Indeed, in the UK in particular, three companies dominate the chocolate market, accounting for three quarters of all sales, Kraft/Cadbury, Mars and Nestle. Although with the recent takeoever of Cadbury by Kraft, it is unclear to date what percentage of the global market each now holds.

Nontheless, Mars Bar remains Mars’ biggest brand and is a key player in the total chocolate confectionery market. The firm claims that its media spend in 2010 will be 42% greater than in 2009.

Kepler Capital Markets analyst Jon Cox however, believes the restructuring may go one step further and could result in plant closures.

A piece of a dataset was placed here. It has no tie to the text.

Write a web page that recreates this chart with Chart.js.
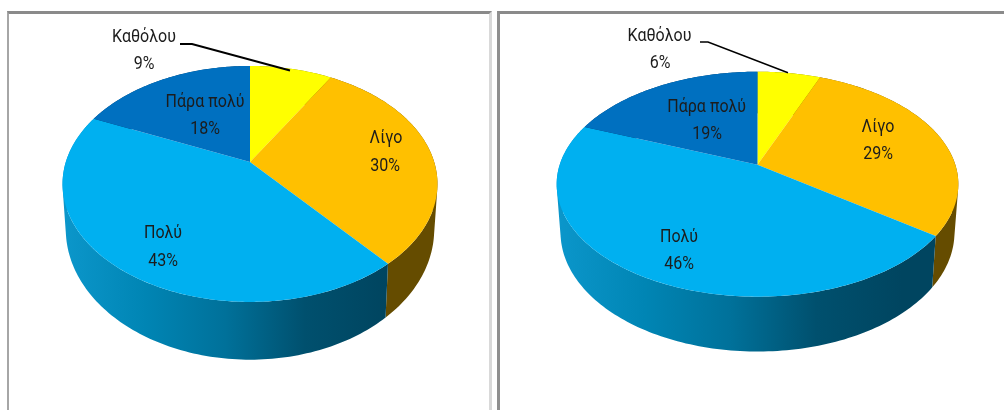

“Obviously, like most of the chocolate makers, they realise the plants are probably decades old and not running at a particularly efficient level, so I presume the idea behind the restructuring is that [Mars] are going to go through the whole supply chain. We’ve seen a similar thing with Nestle, Hershey and more recently with Kraft/Cadbury. Will there be plant closures? Probably.”

Nonetheless, Cox believes the timing of the decision to restructure could be right.

“It’s something they’ve probably been thinking about for some time and there may be a need to maybe improve profitability, cash flow and free up resources in terms of cash flow,” Cox told just-food.

“This is probably a good a time as any to do it,” he adds. “It’s a bit of an industry trend, there has been quite a lot of this reorganising of the whole supply chain going on, because a lot of the factories are decades old and maybe only running at less than half of their capacity, so it’s a bit of a trend really.”

While Mars is keen to play down the enormity of the decision, the Twix maker has clearly set the ball rolling with the confirmation of a number of appointments.

Fiona Dawson will head up the UK’s chocolate business as president. She has been promoted from the role of managing director.

Peter West, general manager for Mars Snackfood, will run the continental Europe operations. No other appointments have yet been announced.

And so as Mars puts the finishing touches to its plans, the industry will watch and wait for the results of what could be the firm’s biggest restructuring to date.